PARSEC: A Paradigm Shift for Asynchronous and Permissionless Consensus - frabrunelle
https://medium.com/safenetwork/parsec-a-paradigm-shift-for-asynchronous-and-permissionless-consensus-e312d721f9d8
======
dana123
Highly Asynchronous Byzantine Fault Tolerance

The concept of Byzantine Fault Tolerance is a crucial one. It means that it is
mathematically guaranteed that all parts of the Network will come to the same
agreement at a certain point in time. Exactly what PARSEC achieves.

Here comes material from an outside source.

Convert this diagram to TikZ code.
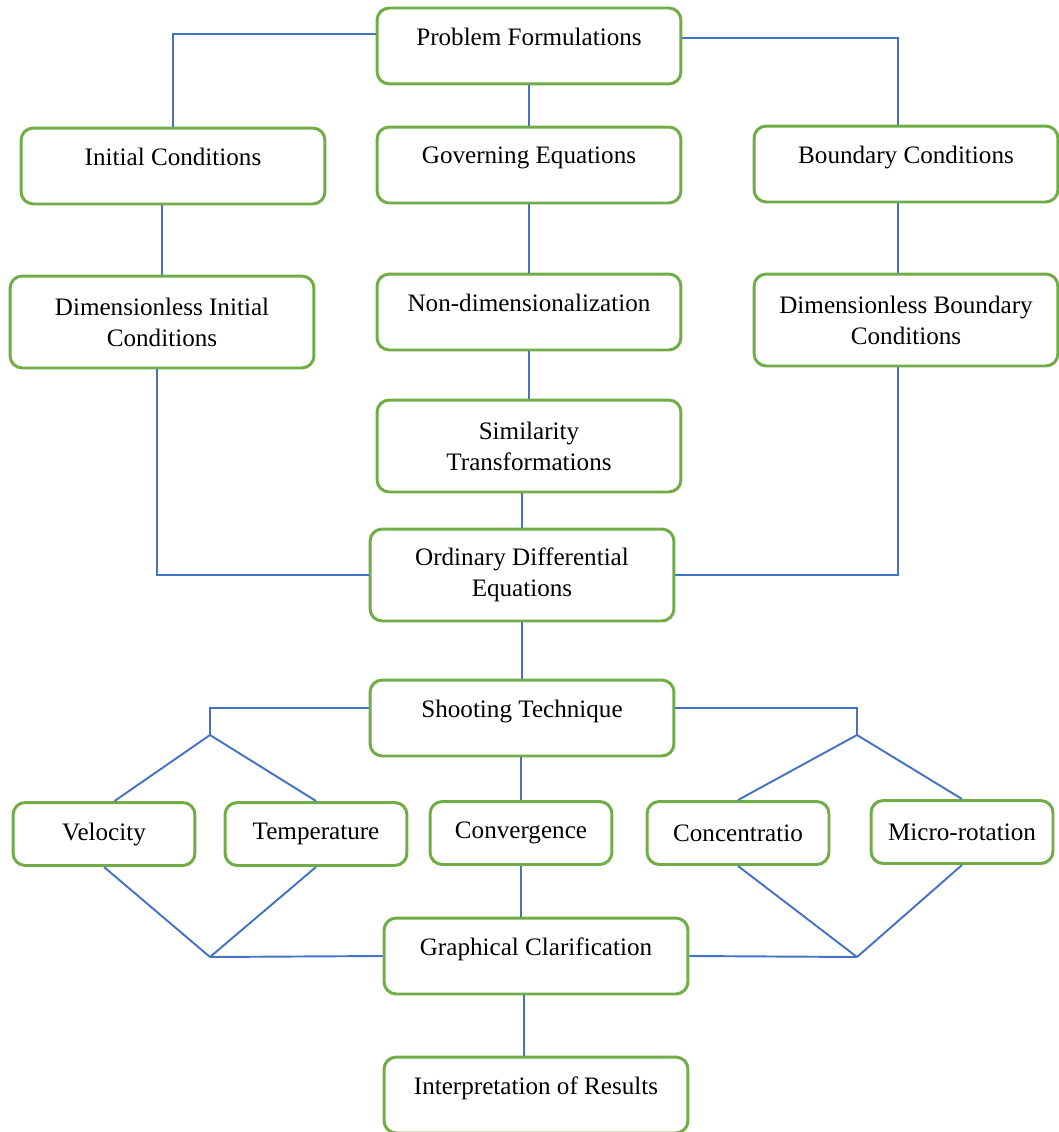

This is very different to any blockchain-based consensus mechanism. With
blockchains, the probability that the consensus cannot be reversed increases
with every additional block that is added to the blockchain — but crucially,
it never reaches 100% certainty. Put simply, this is down to the way in which
blocks are added in blockchain technology and not something that will change
in the future. With PARSEC, consensus is mathematically guaranteed as certain
(as well as having a throughput that dwarves blockchain tech). And this is a
huge thing.

What’s more, PARSEC is highly asynchronous. This means that there is no
trusted setup nor any synchronous steps involved, as might be required in
common coin implementations or threshold signature schemes. In other words,
any consensus mechanism has to be able to work perfectly, even when different
events on the Network are reaching nodes at wildly different times and
allowing for the fact that nodes may suffer technical issues around the world
or the Network could be attacked.